Fourteen other cars will also be displayed, including the General Motors Firebird 1 Concept car of 1953, the 1934 Tatra T77 – the first mass-produced car that harnessed aerospace engineering methods – and an Italdesign flying car to signify the future of motoring.
Furthermore, 250 objects of automobilia and art will be displayed, sourced from magazines, film and car manufacturers.
The exhibition will begin with the ‘Going Fast’ section, documenting the early days of motoring and the freedom it provided, as well as early motor sport pioneers. Land speed record cars and Brooklands, the first purpose-built racing circuit and which gave its name to the Brooklands Gazette, will also show how motor sport first took shape.

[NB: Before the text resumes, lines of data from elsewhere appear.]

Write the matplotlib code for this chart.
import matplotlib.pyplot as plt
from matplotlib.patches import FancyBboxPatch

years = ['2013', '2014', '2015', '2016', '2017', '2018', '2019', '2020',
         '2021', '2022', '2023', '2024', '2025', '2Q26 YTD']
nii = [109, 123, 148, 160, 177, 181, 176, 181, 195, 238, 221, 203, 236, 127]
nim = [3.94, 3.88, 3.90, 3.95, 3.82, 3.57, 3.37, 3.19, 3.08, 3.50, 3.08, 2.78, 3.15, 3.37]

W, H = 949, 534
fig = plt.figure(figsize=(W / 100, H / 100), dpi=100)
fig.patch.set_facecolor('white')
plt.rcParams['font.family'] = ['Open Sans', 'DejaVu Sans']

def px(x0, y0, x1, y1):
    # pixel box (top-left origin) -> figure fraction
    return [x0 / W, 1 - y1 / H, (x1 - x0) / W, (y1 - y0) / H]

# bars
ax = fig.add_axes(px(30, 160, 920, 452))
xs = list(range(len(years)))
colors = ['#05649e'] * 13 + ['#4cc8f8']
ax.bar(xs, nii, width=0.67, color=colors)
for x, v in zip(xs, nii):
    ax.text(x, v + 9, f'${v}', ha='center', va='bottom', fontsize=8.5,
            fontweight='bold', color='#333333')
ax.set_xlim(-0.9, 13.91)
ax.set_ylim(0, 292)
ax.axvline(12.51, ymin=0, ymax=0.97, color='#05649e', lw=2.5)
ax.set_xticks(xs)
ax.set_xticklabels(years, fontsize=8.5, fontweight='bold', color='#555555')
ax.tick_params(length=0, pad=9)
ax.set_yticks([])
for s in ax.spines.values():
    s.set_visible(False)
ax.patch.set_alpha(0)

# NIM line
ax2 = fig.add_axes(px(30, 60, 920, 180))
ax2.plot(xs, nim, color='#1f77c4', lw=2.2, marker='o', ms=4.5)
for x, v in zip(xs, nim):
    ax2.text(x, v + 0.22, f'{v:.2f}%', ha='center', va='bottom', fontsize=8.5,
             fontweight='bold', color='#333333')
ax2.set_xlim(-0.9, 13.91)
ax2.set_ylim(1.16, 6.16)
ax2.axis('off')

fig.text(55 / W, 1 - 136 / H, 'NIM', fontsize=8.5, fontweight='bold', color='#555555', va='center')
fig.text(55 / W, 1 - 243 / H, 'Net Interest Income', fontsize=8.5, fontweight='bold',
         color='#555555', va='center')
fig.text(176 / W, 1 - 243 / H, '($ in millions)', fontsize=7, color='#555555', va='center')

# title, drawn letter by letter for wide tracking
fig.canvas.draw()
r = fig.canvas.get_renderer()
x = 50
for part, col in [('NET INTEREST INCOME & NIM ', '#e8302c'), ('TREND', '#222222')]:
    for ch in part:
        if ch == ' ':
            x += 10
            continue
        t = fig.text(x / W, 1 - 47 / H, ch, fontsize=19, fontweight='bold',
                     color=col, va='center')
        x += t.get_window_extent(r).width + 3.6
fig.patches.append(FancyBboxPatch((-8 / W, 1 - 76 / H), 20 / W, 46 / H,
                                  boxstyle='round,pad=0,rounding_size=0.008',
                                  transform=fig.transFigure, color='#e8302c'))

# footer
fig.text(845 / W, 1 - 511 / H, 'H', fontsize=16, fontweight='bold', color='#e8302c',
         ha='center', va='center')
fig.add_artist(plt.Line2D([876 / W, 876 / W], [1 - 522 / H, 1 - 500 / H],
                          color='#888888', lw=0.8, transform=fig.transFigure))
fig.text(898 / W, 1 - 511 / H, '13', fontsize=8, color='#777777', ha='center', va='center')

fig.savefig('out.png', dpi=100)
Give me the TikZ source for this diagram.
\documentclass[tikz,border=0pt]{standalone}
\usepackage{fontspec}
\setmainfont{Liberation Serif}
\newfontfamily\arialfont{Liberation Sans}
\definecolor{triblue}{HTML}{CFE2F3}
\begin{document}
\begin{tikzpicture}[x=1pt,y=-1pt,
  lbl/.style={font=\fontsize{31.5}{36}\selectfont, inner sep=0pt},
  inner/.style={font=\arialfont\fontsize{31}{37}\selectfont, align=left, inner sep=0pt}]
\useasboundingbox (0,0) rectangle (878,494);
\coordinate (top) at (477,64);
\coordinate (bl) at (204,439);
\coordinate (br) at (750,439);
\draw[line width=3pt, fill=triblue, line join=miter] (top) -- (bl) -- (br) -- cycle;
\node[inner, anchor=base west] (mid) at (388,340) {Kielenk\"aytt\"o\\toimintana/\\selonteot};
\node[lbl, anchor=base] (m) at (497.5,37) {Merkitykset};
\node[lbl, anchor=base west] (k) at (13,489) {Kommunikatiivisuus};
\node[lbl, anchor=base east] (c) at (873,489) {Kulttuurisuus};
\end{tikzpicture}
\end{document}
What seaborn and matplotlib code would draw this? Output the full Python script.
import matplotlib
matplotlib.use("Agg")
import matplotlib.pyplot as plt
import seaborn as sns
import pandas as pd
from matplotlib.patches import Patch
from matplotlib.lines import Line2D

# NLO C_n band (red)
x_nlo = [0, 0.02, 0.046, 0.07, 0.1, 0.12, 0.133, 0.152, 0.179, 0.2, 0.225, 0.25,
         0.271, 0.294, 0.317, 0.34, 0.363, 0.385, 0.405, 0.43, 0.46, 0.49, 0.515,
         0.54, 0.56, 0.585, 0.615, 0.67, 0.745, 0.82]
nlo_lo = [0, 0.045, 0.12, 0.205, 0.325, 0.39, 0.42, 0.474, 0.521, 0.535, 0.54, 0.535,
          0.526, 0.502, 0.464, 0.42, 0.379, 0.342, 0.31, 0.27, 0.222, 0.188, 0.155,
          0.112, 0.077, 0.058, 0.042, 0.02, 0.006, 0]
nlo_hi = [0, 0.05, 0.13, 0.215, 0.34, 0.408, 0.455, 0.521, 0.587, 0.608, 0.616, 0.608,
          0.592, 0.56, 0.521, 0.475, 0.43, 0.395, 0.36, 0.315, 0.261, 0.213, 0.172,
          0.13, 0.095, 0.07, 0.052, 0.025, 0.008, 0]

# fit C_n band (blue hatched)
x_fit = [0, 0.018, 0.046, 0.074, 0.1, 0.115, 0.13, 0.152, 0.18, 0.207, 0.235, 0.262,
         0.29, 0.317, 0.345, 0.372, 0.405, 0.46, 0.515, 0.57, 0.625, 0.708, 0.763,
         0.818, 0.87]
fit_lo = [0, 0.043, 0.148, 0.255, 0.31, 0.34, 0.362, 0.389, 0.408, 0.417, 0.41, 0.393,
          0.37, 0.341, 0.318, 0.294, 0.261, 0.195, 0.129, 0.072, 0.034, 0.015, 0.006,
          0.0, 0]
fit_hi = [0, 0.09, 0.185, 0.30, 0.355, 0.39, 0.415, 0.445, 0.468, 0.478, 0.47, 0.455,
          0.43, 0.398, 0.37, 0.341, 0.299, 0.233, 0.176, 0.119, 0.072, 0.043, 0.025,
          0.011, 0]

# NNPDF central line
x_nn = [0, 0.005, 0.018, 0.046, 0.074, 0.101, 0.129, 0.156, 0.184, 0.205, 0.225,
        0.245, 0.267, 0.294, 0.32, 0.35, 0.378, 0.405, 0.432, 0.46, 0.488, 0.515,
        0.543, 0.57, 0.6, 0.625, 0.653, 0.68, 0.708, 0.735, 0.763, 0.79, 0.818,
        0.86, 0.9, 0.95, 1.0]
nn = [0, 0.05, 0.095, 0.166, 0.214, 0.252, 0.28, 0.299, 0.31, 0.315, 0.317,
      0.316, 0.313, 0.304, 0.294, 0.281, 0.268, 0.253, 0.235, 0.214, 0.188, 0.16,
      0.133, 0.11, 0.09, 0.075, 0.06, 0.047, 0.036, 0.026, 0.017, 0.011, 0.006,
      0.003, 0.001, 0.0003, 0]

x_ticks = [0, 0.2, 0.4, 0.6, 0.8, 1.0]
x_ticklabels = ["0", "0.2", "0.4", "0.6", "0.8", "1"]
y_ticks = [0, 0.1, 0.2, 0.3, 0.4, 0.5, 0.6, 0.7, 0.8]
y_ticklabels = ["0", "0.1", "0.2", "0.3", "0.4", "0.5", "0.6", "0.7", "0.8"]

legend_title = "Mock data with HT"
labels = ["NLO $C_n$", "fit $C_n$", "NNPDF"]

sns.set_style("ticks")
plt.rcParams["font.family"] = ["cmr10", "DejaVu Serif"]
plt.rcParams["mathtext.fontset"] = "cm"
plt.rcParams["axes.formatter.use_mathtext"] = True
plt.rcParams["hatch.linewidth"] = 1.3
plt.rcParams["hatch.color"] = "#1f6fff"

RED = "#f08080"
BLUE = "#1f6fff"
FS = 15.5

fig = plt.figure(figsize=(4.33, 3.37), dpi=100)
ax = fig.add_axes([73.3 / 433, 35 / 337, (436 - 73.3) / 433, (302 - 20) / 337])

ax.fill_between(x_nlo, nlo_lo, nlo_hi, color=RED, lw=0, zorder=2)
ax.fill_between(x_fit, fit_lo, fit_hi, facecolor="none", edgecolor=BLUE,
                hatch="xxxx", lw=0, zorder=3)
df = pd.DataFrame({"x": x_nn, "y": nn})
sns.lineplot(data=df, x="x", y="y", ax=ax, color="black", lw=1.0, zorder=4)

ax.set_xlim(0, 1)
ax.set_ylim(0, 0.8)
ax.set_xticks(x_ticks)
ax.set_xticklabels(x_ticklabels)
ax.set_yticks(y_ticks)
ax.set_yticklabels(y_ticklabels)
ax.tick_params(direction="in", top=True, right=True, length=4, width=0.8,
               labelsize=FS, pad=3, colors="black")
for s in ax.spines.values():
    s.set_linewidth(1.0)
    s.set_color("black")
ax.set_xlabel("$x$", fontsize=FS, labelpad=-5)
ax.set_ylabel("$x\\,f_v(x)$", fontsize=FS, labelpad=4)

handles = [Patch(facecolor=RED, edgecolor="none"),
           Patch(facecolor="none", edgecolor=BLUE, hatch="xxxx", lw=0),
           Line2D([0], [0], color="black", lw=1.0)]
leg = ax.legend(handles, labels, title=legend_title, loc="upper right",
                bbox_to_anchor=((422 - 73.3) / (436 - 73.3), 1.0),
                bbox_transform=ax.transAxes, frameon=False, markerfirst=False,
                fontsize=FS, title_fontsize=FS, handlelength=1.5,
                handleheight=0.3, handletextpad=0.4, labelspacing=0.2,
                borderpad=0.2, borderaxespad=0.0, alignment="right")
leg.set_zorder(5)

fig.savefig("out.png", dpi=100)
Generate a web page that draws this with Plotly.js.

Then, ‘Making More’ shows how modern manufacturing changed the world, including the Ford Model T and the hand-built Hispano Suiza Type H6B as juxtaposition.
A film is also being curated especially for the exhibit, documenting car culture in South Africa, the East Coast of the United States, Japan, the Middle East and the UK. Tuner culture will be further explored in the 1950s and ’60s, with muscle cars such as the Pontiac GTO.
Finally, the exhibition closes with ‘Shaping Space’, exploring the impact of the car on nations, cities and cultures, including the impact and changing perceptions of fossil fuels as well as how mobility will evolve going further into the 21st Century.
Curator Brendan Cormier said: “The V&A’s mission is to champion the power of design to change the world, and no other design object has impacted the world more than the automobile.
“The exhibition is about the power of design to effect change, and the unintended consequences that have contributed to our current environmental situation.”
He also explained that early motor racing will play a significant part in the exhibition because that’s where “we sparked the idea that people can get cars and race from one town to another.”